= Alemañol =

Mixed language of Spanish and German

Alemañol (a portmanteau formed of Spanish words alemán and español) is a mixed language, spoken by Spanish-speakers in German regions, which formed with German and Spanish. It appeared in the 1960s and it is used today by Spaniards, South Americans, and other Latin Americans in German regions. In the same way, it is also spoken by descendants of German settlers in South America, mostly in the Southern Cone. Alemañol is also spoken by South American residents of German descent in native German-speaking countries.

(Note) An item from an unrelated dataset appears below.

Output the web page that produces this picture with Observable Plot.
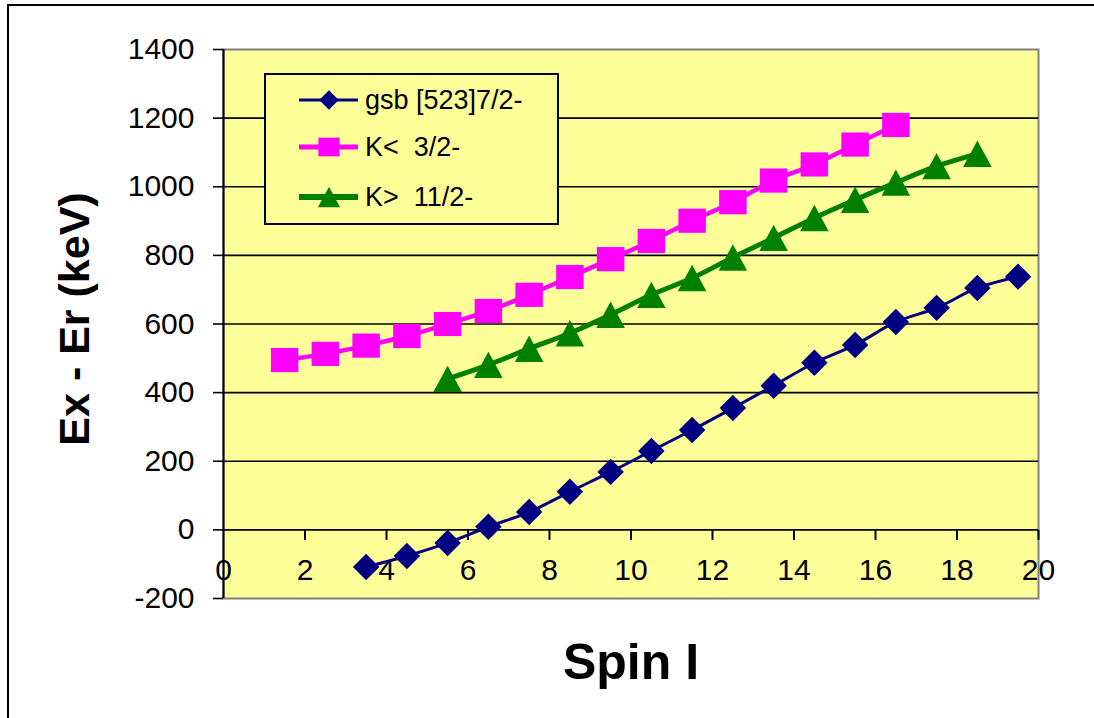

Alemañol is considered a hybrid language by linguists. Many actually refer to Alemañol as "Spanish-German code-switching," but some influence of borrowing and lexical and grammatical shifts occur as well.

== Examples ==
=== Words ===
- der Bahnhof - el Bahnhof - la bánjof (Station)
- der Keller - el Keller - la quela (Basement)
- die U-Bahn - la U-Bahn - el uvan (Metro)

=== Verbs ===

Verb anmeldear (alemañol)
| Person | Number | Alemañol | German | English |
| First person | singular | Yo me anmeldeo | Ich melde mich an | I register |
| Second person | singular | Tú te anmeldeas | Du meldest dich an | You register |
| Third person | singular | Él se anmeldea | Er meldet sich an | He registers |
| Third person | singular | Ella se anmeldea | Sie meldet sich an | She registers |
| First person | plural | Nosotros nos anmeldeamos | Wir melden uns an | We register |
| Second person | plural | Vosotros os anmeldeais | Ihr meldet euch an | You register |
| Third person | plural | Ellos se anmeldean | Sie melden sich an | They register |

== Expressions ==
- no hay que mischear los espraje = man soll die Sprachen nicht vermischen = Languages should not be mixed
- es muy mühsam para mi = es ist äußerst mühsam für mich = This is extremely difficult for me
- puedo tener tu móvil ? = kann ich dein Handy haben ? - me das tu móvil? = Can I have your phone ?
- me tienes un lápiz = hast du einen Bleistift ? - me das un lápiz ? = Do you have a pencil ?

== Bibliography ==
- Yolanda Mateos Ortega: Esto me suena a 'alemañol. 2000, Frecuencia L. Revista de didáctica del español como segunda lengua.
- V. Canicio: Espalemán o alemañol? En: Lebende Sprachen: Zeitschrift für fremde Sprachen in Wissenschaft und Praxis. Fachblatt des Bundesverbandes der Dolmetscher und Übersetzer.